September 29, 2011

Staying Safe (tips for teens and adults)

We face risk every day in the things we do. The food we eat is a form of risk taking. You may be allergic to it. Going out and having fun, first date, online chatting, driving, parties with friends and holidays trips –yes, it is a great time in your life, but all of these have a series of risks attached. All our behaviours, emotions, feelings and words also involve some risk in terms of dangerous and unpredictable consequences.
Safe means zero risk and is not achievable at all times in all places under all circumstances. 

Safety Behaviour is managed risk-taking behaviour and is achievable. 

Safety Behaviour depends on Risk Perception.

How much is ‘at risk’? Shaping our perception of risks

Are dangers really increasing or are we more afraid?
Risk perception is an essential factor in every human decision making.

Our perspective affects how we identify risk, how we see the level of risk and in turn, evaluate these risks and make a decision. Each of us envisages risk as a result of what we believe to be the likely outcome, the chance of the outcome actually occurring and how concerned we are if it does happen.
There are internal (memory, experience, mood) and external (physical environment, sensory information) factors that contribute to influence our perception and the decisions we make.
A large element of our memory is based on previous experience, so it is logical that our perception of risk is also influenced by prior experience. Many psychologists believe that we repress memories of traumatic experiences and what we recall is not always an accurate reflection of events or today’s reality.
Our mood affects how we function and our risk perception. Mood gets in the way of retrieving information: if we are feeling grumpy, we are more likely to recall negative events and situations whereas if we are content we focus on happy memories. People in positive moods increase the likelihood of helpful, safe behaviours. People in negative moods use less information to make decisions, are more selective of what information they pay attention to, are less detailed in their approach. As a result, their ability to manage safety risks may be reduced.

Knowledge and information is the core contributor to risk management and safety.

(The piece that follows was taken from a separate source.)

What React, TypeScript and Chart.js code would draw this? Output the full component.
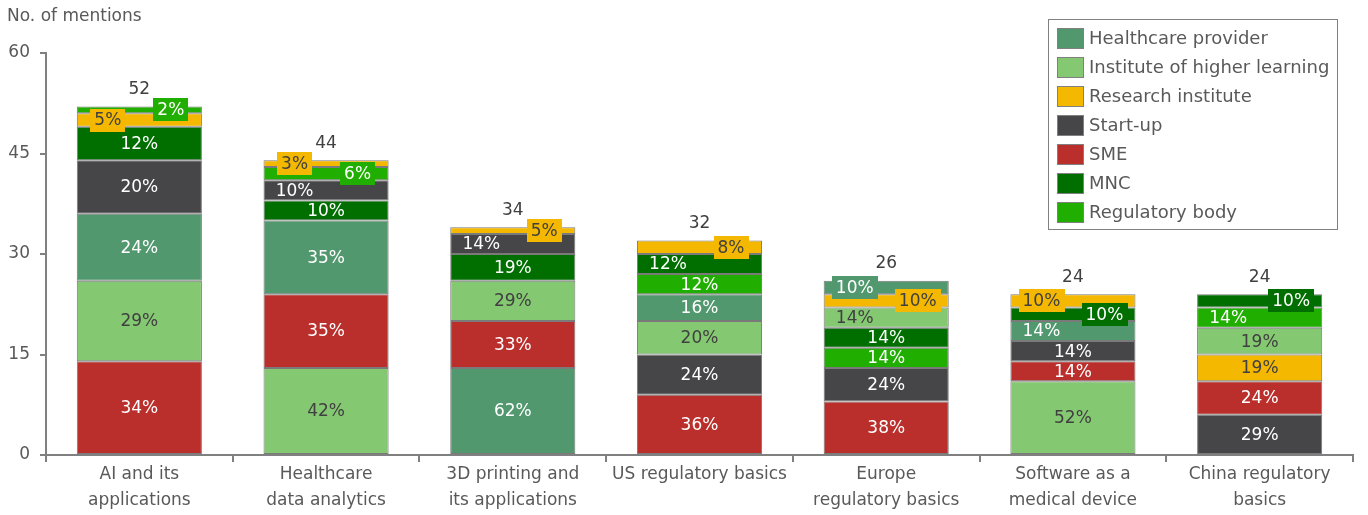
import { useEffect, useRef } from 'react';
import { Chart, registerables } from 'chart.js';

Chart.register(...registerables);

// ---------- data ----------
const categories: (string | string[])[] = [
  ['AI and its', 'applications'],
  ['Healthcare', 'data analytics'],
  ['3D printing and', 'its applications'],
  'US regulatory basics',
  ['Europe', 'regulatory basics'],
  ['Software as a', 'medical device'],
  ['China regulatory', 'basics'],
];

const stakeholders = [
  'Healthcare provider',
  'Institute of higher learning',
  'Research institute',
  'Start-up',
  'SME',
  'MNC',
  'Regulatory body',
];

// number of mentions per stakeholder type, per category
const healthcareProvider = [10, 11, 13, 4, 2, 3, 0];
const instituteHigherLearning = [12, 13, 6, 5, 3, 11, 4];
const researchInstitute = [2, 1, 1, 2, 2, 2, 4];
const startUp = [8, 3, 3, 6, 5, 3, 6];
const sme = [14, 11, 7, 9, 8, 3, 5];
const mnc = [5, 3, 4, 3, 3, 2, 2];
const regulatoryBody = [1, 2, 0, 3, 3, 0, 3];

// percentage labels shown inside segments
const pctHealthcareProvider = [24, 35, 62, 16, 10, 14, null];
const pctInstitute = [29, 42, 29, 20, 14, 52, 19];
const pctResearch = [5, 3, 5, 8, 10, 10, 19];
const pctStartUp = [20, 10, 14, 24, 24, 14, 29];
const pctSme = [34, 35, 33, 36, 38, 14, 24];
const pctMnc = [12, 10, 19, 12, 14, 10, 10];
const pctRegulatory = [2, 6, null, 12, 14, null, 14];

// stacking order (bottom to top) of stakeholder indices for each category
const stackOrder = [
  [4, 1, 0, 3, 5, 2, 6],
  [1, 4, 0, 5, 3, 6, 2],
  [0, 4, 1, 5, 3, 2],
  [4, 3, 1, 0, 6, 5, 2],
  [4, 3, 6, 5, 1, 2, 0],
  [1, 4, 3, 0, 5, 2],
  [3, 4, 2, 1, 6, 5],
];

const yTicks = [0, 15, 30, 45, 60];

// ---------- styling ----------
const colors = ['#52986F', '#85C872', '#F5B800', '#464649', '#BA2F2B', '#006F00', '#20AF00'];
const darkText = [false, true, true, false, false, false, false];
// label placement per category per stakeholder: c=center, l=left, r=right, b=boxed
const labelPlacement = [
  ['c', 'c', 'lb', 'c', 'c', 'c', 'rb'],
  ['c', 'c', 'lb', 'l', 'c', 'c', 'rb'],
  ['c', 'c', 'rb', 'l', 'c', 'c', 'c'],
  ['c', 'c', 'rb', 'c', 'c', 'l', 'c'],
  ['lb', 'l', 'rb', 'c', 'c', 'c', 'c'],
  ['l', 'c', 'lb', 'c', 'c', 'rb', 'c'],
  ['c', 'c', 'c', 'c', 'c', 'rb', 'l'],
];

const FONT = '"DejaVu Sans", sans-serif';
const TEXT = '#595959';
const DARK = '#404040';
const AXIS = '#808080';

const counts = [
  healthcareProvider,
  instituteHigherLearning,
  researchInstitute,
  startUp,
  sme,
  mnc,
  regulatoryBody,
];
const pcts = [
  pctHealthcareProvider,
  pctInstitute,
  pctResearch,
  pctStartUp,
  pctSme,
  pctMnc,
  pctRegulatory,
];

function buildFloating(): ([number, number] | null)[][] {
  const out: ([number, number] | null)[][] = stakeholders.map(() => categories.map(() => null));
  stackOrder.forEach((order, ci) => {
    let base = 0;
    order.forEach((si) => {
      const v = counts[si][ci];
      if (v > 0) {
        out[si][ci] = [base, base + v];
        base += v;
      }
    });
  });
  return out;
}

const labelsPlugin = {
  id: 'segmentLabels',
  afterDatasetsDraw(chart: any) {
    const ctx = chart.ctx;
    ctx.save();
    ctx.textBaseline = 'middle';
    ctx.textAlign = 'center';
    ctx.font = `17px ${FONT}`;
    chart.data.datasets.forEach((ds: any, si: number) => {
      const meta = chart.getDatasetMeta(si);
      meta.data.forEach((el: any, ci: number) => {
        if (!ds.data[ci]) return;
        const p = pcts[si][ci];
        if (p == null) return;
        const txt = `${p}%`;
        const place = labelPlacement[ci][si];
        let x = el.x;
        if (place.includes('l')) x -= 31.5;
        if (place.includes('r')) x += 31.5;
        const y = (el.y + el.base) / 2;
        if (place.includes('b')) {
          const w = ctx.measureText(txt).width + 8;
          ctx.fillStyle = colors[si];
          ctx.fillRect(Math.round(x - w / 2), Math.round(y - 11.5), Math.round(w), 23);
        }
        ctx.fillStyle = darkText[si] ? DARK : '#FFFFFF';
        ctx.fillText(txt, x, y + 1);
      });
    });
    // totals
    ctx.fillStyle = DARK;
    ctx.font = `17px ${FONT}`;
    categories.forEach((_, ci) => {
      const total = counts.reduce((s, arr) => s + arr[ci], 0);
      const x = chart.scales.x.getPixelForValue(ci);
      const y = chart.scales.y.getPixelForValue(total);
      ctx.fillText(String(total), x, y - 17);
    });
    ctx.restore();
  },
  afterDraw(chart: any) {
    const ctx = chart.ctx;
    ctx.save();
    // title
    ctx.fillStyle = TEXT;
    ctx.font = `17px ${FONT}`;
    ctx.textAlign = 'left';
    ctx.textBaseline = 'middle';
    ctx.fillText('No. of mentions', 7, 17);
    // legend
    const lx = 1048.5, ly = 19.5, lw = 289, lh = 210;
    ctx.fillStyle = '#FFFFFF';
    ctx.fillRect(lx, ly, lw, lh);
    ctx.strokeStyle = AXIS;
    ctx.lineWidth = 1;
    ctx.strokeRect(lx, ly, lw, lh);
    ctx.font = `18px ${FONT}`;
    stakeholders.forEach((name, i) => {
      const cy = 38 + i * 29;
      ctx.fillStyle = colors[i];
      ctx.fillRect(1057, cy - 10, 26, 20);
      ctx.strokeStyle = AXIS;
      ctx.strokeRect(1057.5, cy - 9.5, 26, 20);
      ctx.fillStyle = TEXT;
      ctx.fillText(name, 1089, cy + 1);
    });
    ctx.restore();
  },
};

export default function App() {
  const ref = useRef<HTMLCanvasElement | null>(null);
  useEffect(() => {
    document.body.style.margin = '0';
    if (!ref.current) return;
    const floating = buildFloating();
    const chart = new Chart(ref.current, {
      type: 'bar',
      data: {
        labels: categories as any,
        datasets: stakeholders.map((name, si) => ({
          label: name,
          data: floating[si] as any,
          backgroundColor: colors[si],
          borderColor: '#7A7A7A',
          borderWidth: 1,
          borderSkipped: false,
          grouped: false,
          barPercentage: 0.67,
          categoryPercentage: 1,
        })),
      },
      options: {
        animation: false,
        responsive: true,
        maintainAspectRatio: false,
        layout: { padding: { top: 53, right: 15, left: 0, bottom: 0 } },
        plugins: {
          legend: { display: false },
          tooltip: { enabled: false },
          title: { display: false },
        },
        scales: {
          x: {
            stacked: true,
            offset: true,
            afterFit(scale: any) {
              scale.height = 60;
            },
            border: { display: true, color: AXIS, width: 2 },
            grid: {
              offset: true,
              drawOnChartArea: false,
              drawTicks: true,
              tickLength: 7,
              color: AXIS,
              lineWidth: 2,
            },
            ticks: {
              color: TEXT,
              font: { family: FONT, size: 17, lineHeight: 1.53 },
              padding: 0,
              maxRotation: 0,
              autoSkip: false,
            },
          },
          y: {
            stacked: false,
            min: 0,
            max: 60,
            afterFit(scale: any) {
              scale.width = 46;
            },
            afterBuildTicks(scale: any) {
              scale.ticks = yTicks.map((v) => ({ value: v }));
            },
            border: { display: true, color: AXIS, width: 2 },
            grid: {
              drawOnChartArea: false,
              drawTicks: true,
              tickLength: 6,
              color: AXIS,
              lineWidth: 2,
            },
            ticks: {
              color: TEXT,
              font: { family: FONT, size: 17 },
              padding: 10,
            },
          },
        },
      },
      plugins: [labelsPlugin],
    });
    return () => chart.destroy();
  }, []);
  return (
    <div style={{ width: 1368, height: 515, position: 'relative' }}>
      <canvas ref={ref} />
    </div>
  );
}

By being informed we are able to better indentify the risks and can make an informed decision because we better understand the consequences. If we do not know or understand the situation or do not have an experience base on which to make informed decisions, we may choose to take a calculated risk level, using 2 risk components such as likelihood and consequence.

Making a decision to be safe

We make decisions every day; consciously or unconsciously, on how we are going to behave. Keep in mind that at every stage of your life you will have risk, it’s important to understand what these risks are and have a plan to minimize the consequences.

Step 1: Identify the risks
Step 2: Decide how risky it is
Step 3: Evaluate the situation and make a decision

Example: Safe Celebrating

Party safe: This or this?
Step 1: Identify the risks:
Risks associated with being young include:
• a desire for sensation
• a tendency towards high-risk behaviours
• the impact of group/peer dynamics
• a lack of maturity

Risks associated with substance use include:
• inexperience with alcohol
• a tendency towards binge drinking -intoxication/ reduced inhibition
• the use of illegal drugs

Risks associated with places chosen for celebrations include:
• unsupervised use of facilities, especially around
water (beaches, rivers, pools)
• limited supervision/emergency support

Risks associated with road use include:
• increased independent use of roads
and vehicles
• inexperience of drivers
• car overcrowding
• many of the activities occurring at night
• fatigue
• limited transport options

Step 2: Decide how risky it is for you using your experience, knowledge, research and our risk level calculator
There are six signs that tell you when a risk is NOT a good idea. If any of the following apply, think twice before you taking the risk. 
1. There's a good chance you could lose everything.
You drink too much, lose your wallet with all ID and money, plus your mobile. No way to get home and no phone to call home.. 
2. You have to put a lot on the line to get only a little.
You risk your health and life experimenting with amphetamines at a party because others told you it was OK. 
3. There are too many factors you can't control.
You drink too much at a party, cannot control those around you and what they do to you, cannot control yourself and what you do, cannot control your stomach (in from of everyone). 
4. You feel the odds are against you.
Peer pressure among friends can be overwhelming if you choose to listen. 
5. There is no way to fix the outcome if it doesn't turn out how you want.
People take photos of you on their mobiles while you are drunk. These get sent to the internet instantly – no control to reverse the situation, they are on the internet forever. 
6. You have to take the risk before having a chance to prepare and/or evaluate it.
You get drunk, get into a fight with a friend, throw up on your friend and break something before you realise you have had too much to drink.
Step 3: Evaluate the situation and make a decision

Make a decision to be safe and develop your own safety plan

The follow tips can be part of your safety plan.

1. Know the people who’s party you are attending
2. If you chose to drink, have a sober ride home
3. Never accept any drink that you did not prepare or see prepared yourself
4. Never leave a party with someone you don not know well
5. Never walk alone at night
6. If you have an alcoholic beverage in your hand – do not go outside
7. If you are drinking, do so responsibly

We hope that our tips and ideas will help you to minimize the risks of having a good time and keep you in safety!